Probably, yes…..My computer was built to deal with large amounts of data as fast as possible. I spent over £1000 on the internal components alone just 4 months ago. I’m running an i7-4790K @ 4.0GHz with 32GB of high speed RAM and 3 Samsung Pro SSDs. My hard drives and scratch disks are set up to help Photoshop and Lightroom (and After Effects) run as smoothly as possible. But at times I find processing the 5DSR files a bit sluggish. This is particularly true when using Lightroom’s new ‘Merge to HDR’ or ‘Merge to Panorama’ functions. Essentially things run at half the speed I am used to with the 6D and 5DIII. At least the Lightroom sliders are still smooth!
What about ergonomics and usability?
Canon have always been leaders in menus, button placement, ergonomics, speed and usability. The 5DS incorporates all of the best features of the line with a menu that is heavily customisable and easy to use. Having used the 6D for 2 years there was next to no learning curve with this camera. I love the fact that it has 3 custom modes on the dial (C1,C2,C3) I use these modes heavily and to my knowledge no other maker implements customisation this well.
The 5DS is brilliantly thought out, responsive and generally a joy to use. It’s all to easy to overlook just how important these aspects are, particularly in light of people obsessing over dynamic range, but when it comes to ‘getting the shot’ these are the things that matter.

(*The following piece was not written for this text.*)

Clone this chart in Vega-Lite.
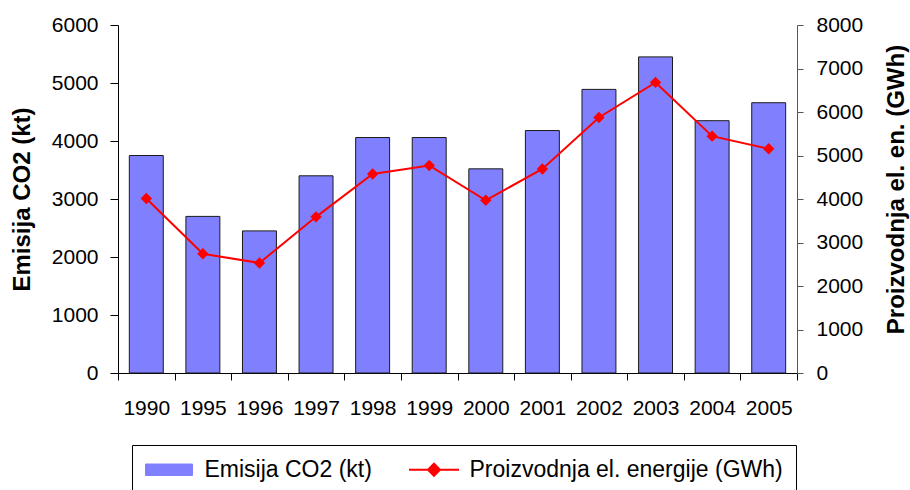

Canon have produced an outstanding camera for landscape photography capable of out resolving every other camera on the market. Whilst users will have to accept what I consider to be minor dynamic range short comings vs Sony sensor cameras, the resolution is beyond question. This camera now sets the Digital SLR standard for landscape photography in all but the very highest contrast scenarios. The ergonomics and ease of use of the 5DS are class leading and it is hard for me to think of any practical changes I might make to the camera. This is the camera a lot of Canon users have been waiting for and I can’t wait to get out to the mountains with it.